▶ [Task]:
Below are the records; reproduce all of them exactly but without any images.

[Charts and diagrams as code]

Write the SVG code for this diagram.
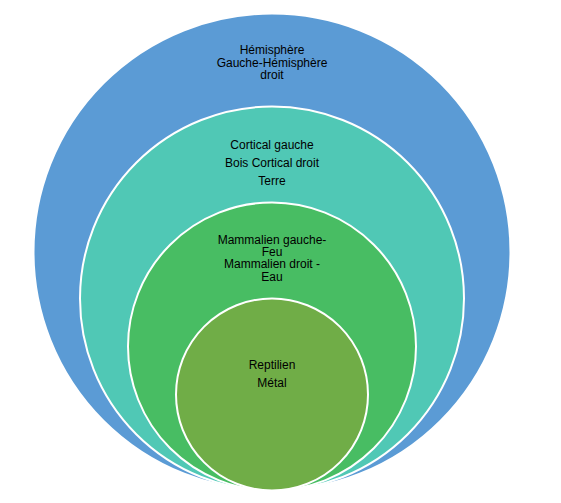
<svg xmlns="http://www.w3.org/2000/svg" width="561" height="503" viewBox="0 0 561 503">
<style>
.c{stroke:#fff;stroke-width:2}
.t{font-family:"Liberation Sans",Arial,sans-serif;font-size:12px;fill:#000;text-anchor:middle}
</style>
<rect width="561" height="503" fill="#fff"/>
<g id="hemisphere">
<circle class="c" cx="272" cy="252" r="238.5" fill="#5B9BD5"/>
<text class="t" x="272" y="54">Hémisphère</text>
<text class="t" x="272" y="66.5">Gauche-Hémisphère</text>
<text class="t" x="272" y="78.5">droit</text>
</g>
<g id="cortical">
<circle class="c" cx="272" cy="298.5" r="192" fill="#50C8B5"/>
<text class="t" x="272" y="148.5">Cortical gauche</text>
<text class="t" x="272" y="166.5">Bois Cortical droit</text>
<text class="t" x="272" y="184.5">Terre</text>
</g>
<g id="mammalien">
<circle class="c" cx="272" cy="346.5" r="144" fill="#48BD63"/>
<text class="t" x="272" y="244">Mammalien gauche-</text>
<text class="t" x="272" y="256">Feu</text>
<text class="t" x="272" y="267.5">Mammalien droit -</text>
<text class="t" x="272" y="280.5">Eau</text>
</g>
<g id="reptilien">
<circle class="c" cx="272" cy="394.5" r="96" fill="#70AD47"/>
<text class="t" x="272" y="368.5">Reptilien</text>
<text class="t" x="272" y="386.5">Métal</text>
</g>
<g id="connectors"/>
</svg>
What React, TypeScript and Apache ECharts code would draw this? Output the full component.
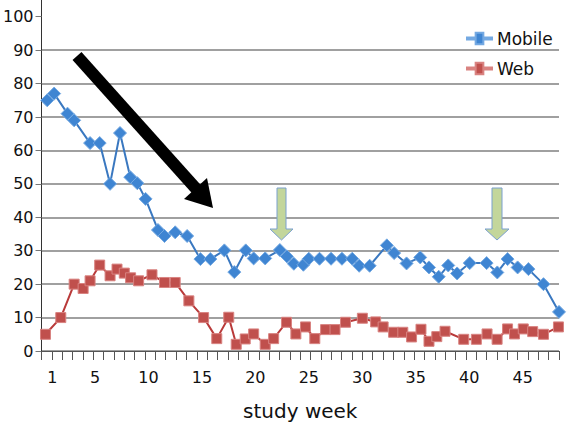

▶ [Reply]:
Write the SVG code for this diagram.
<svg xmlns="http://www.w3.org/2000/svg" width="561" height="503" viewBox="0 0 561 503">
<style>
.c{stroke:#fff;stroke-width:2}
.t{font-family:"Liberation Sans",Arial,sans-serif;font-size:12px;fill:#000;text-anchor:middle}
</style>
<rect width="561" height="503" fill="#fff"/>
<g id="hemisphere">
<circle class="c" cx="272" cy="252" r="238.5" fill="#5B9BD5"/>
<text class="t" x="272" y="54">Hémisphère</text>
<text class="t" x="272" y="66.5">Gauche-Hémisphère</text>
<text class="t" x="272" y="78.5">droit</text>
</g>
<g id="cortical">
<circle class="c" cx="272" cy="298.5" r="192" fill="#50C8B5"/>
<text class="t" x="272" y="148.5">Cortical gauche</text>
<text class="t" x="272" y="166.5">Bois Cortical droit</text>
<text class="t" x="272" y="184.5">Terre</text>
</g>
<g id="mammalien">
<circle class="c" cx="272" cy="346.5" r="144" fill="#48BD63"/>
<text class="t" x="272" y="244">Mammalien gauche-</text>
<text class="t" x="272" y="256">Feu</text>
<text class="t" x="272" y="267.5">Mammalien droit -</text>
<text class="t" x="272" y="280.5">Eau</text>
</g>
<g id="reptilien">
<circle class="c" cx="272" cy="394.5" r="96" fill="#70AD47"/>
<text class="t" x="272" y="368.5">Reptilien</text>
<text class="t" x="272" y="386.5">Métal</text>
</g>
<g id="connectors"/>
</svg>
What React, TypeScript and Apache ECharts code would draw this? Output the full component.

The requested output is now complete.